I’m not sure why but this disc has been gathering dust 
          on the Marco Polo shelves for eight years. Whatever the reason there 
          is some arcanely intriguing repertoire here with master pianists Cortot 
          and Bauer contributing their arrangements of Franck to a disc whose 
          only original inspiration is the 1884 Prelude, Chorale and Fugue. 
        
 
        
Maybe the problem was the sound, shallowly unattractive, 
          or a piano less than ideally opulent in impress. Alexander Paley himself, 
          as well, makes a variable impression. It’s perhaps unfair to judge him 
          by the standard of one of the pianists, Cortot, whose arrangements he 
          plays but in that Prelude, Chorale and Fugue he does emerge somewhat 
          bruised by the encounter. He is very literal minded after Cortot, lacking 
          flexibility, subtleties of rubato and gradations of colour in the Prelude. 
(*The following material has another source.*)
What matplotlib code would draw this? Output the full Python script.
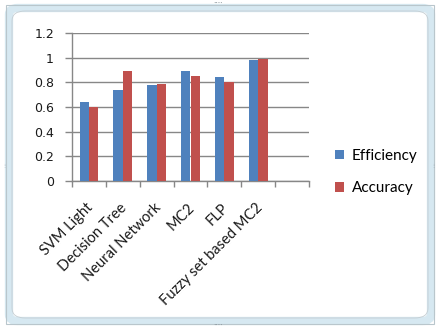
import matplotlib
matplotlib.use("Agg")
import matplotlib.pyplot as plt
import matplotlib.transforms as mtransforms
import numpy as np
from matplotlib.patches import FancyBboxPatch

# Classifier comparison values
methods = ["SVM Light", "Decision Tree", "Neural Network", "MC2", "FLP",
           "Fuzzy set based MC2"]
efficiency = [0.64, 0.74, 0.78, 0.89, 0.84, 0.98]
accuracy = [0.60, 0.89, 0.79, 0.85, 0.80, 0.99]
n_slots = 7  # axis leaves one empty slot after the last method

plt.rcParams['font.family'] = ['Lato', 'DejaVu Sans']

fig = plt.figure(figsize=(4.37, 3.30), dpi=100)
fig.patch.set_facecolor("white")

# chart-area frame
frame = FancyBboxPatch((9 / 437, 9 / 330), 422 / 437, 313 / 330,
                       boxstyle="round,pad=0,rounding_size=0.02",
                       transform=fig.transFigure, facecolor="none",
                       edgecolor="#d6e8f1", linewidth=6, zorder=0)
fig.patches.append(frame)
outer = FancyBboxPatch((6 / 437, 6 / 330), 428 / 437, 319 / 330,
                       boxstyle="square,pad=0", transform=fig.transFigure,
                       facecolor="none", edgecolor="#b9c6cc", linewidth=0.8)
fig.patches.append(outer)
inner = FancyBboxPatch((12 / 437, 12 / 330), 416 / 437, 307 / 330,
                       boxstyle="round,pad=0,rounding_size=0.03",
                       transform=fig.transFigure, facecolor="none",
                       edgecolor="#c4cdd2", linewidth=0.6)
fig.patches.append(inner)
for (fx, fy, s) in [(218 / 437, 326 / 330, "••••"), (218 / 437, 4 / 330, "••••"),
                    (4 / 437, 165 / 330, "⋮"), (433 / 437, 165 / 330, "⋮")]:
    fig.text(fx, fy, s, fontsize=3, color="#8a969c", ha="center", va="center",
             family="DejaVu Sans")

ax = fig.add_axes([72 / 437, 1 - 181 / 330, 237 / 437, 148 / 330])

x = np.arange(len(methods))
w = 0.275
ax.bar(x - w / 2, efficiency, w, color="#4f81bd", label="Efficiency", zorder=3)
ax.bar(x + w / 2, accuracy, w, color="#c0504d", label="Accuracy", zorder=3)

ax.set_xlim(-0.5, n_slots - 0.5)
ax.set_ylim(0, 1.2)
yt = np.arange(0, 1.21, 0.2)
ax.set_yticks(yt)
ax.set_yticklabels(["0", "0.2", "0.4", "0.6", "0.8", "1", "1.2"],
                   family="DejaVu Sans")
ax.yaxis.grid(True, color="#878787", linewidth=1.0, zorder=0)
ax.set_axisbelow(True)

ax.set_xticks(x)
ax.set_xticklabels(methods, rotation=45, ha="right", va="top",
                   rotation_mode="anchor")
ax.set_xticks(np.arange(n_slots + 1) - 0.5, minor=True)
ax.tick_params(axis="x", which="major", length=0, pad=14, labelsize=10.5,
               labelcolor="#1a1a1a")
ax.tick_params(axis="x", which="minor", length=4, width=1, color="#878787")
ax.tick_params(axis="y", length=5, width=1, color="#878787", pad=8,
               labelsize=9, labelcolor="#1a1a1a")
# nudge the slanted labels a little to the left
shift = mtransforms.ScaledTranslation(-3 / 100, 0, fig.dpi_scale_trans)
for lbl in ax.get_xticklabels():
    lbl.set_transform(lbl.get_transform() + shift)

for side in ("top", "right"):
    ax.spines[side].set_visible(False)
for side in ("left", "bottom"):
    ax.spines[side].set_color("#878787")
    ax.spines[side].set_linewidth(1.0)

ax.legend(loc="center left", bbox_to_anchor=(321 / 437, 1 - 172 / 330),
          bbox_transform=fig.transFigure, frameon=False, fontsize=11,
          handlelength=0.6, handleheight=0.6, handletextpad=0.5,
          labelspacing=1.2)

fig.savefig("out.png", dpi=100)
          In the Chorale Paley’s phrasing can’t help but seem relatively pedestrian 
          after Cortot, whose exhilarating ascents form moments of lyrical ecstasy 
          unknown to Paley. Regrettably Paley’s ponderous plod is too rhythmically 
          regular and it would be expecting too much to hope that he might follow 
          Cortot’s extraordinary replication of organ sonority. 
        
 
        
Bauer’s arrangement of the Op 18 Prelude, Fugue and 
          Variation, perhaps because less well known goes rather better. This 
          idiomatic piece receives a superficially convincing performance; the 
          touching immediacy of the Prelude, the initially declamatory but ultimately 
          tiny Lento (42 seconds), and the relative harmonic complexity of an 
          animated Fuge and Variational finale. If it’s still somewhat under inflected 
          and pallid there are compensations in thematic interest. The short Pastorale 
          - another Bauer arrangement - features delicate pealing of bells in 
          the Andantino and in the Quasi Allegretto second movement some active 
          and rhythmically playful material before the return to the initial mood 
          of somewhat sombre reflection. The final piece is Cortot’s transcription 
          of the Violin Sonata. Paley is too slow in the opening movement for 
          the thematic good of the transcribed material and there is lumpiness 
          in his working out of the Allegro’s phrasing. He could have been more 
          reflective and less stiff in the Allegretto – albeit that there are 
          some highly impressive moments from him here – but there is muddiness 
          and too much deliberation in the finale, which is reached via a rather 
          careful and over circumspect route. 
        
 
        
In view of the repertoire then a very cautious welcome 
          for this disc, mostly instructive for the way in which two great pianists 
          went about their particular tasks of transcription and the solutions 
          – or quasi-solutions in the case of the Franck Sonata – which they reached.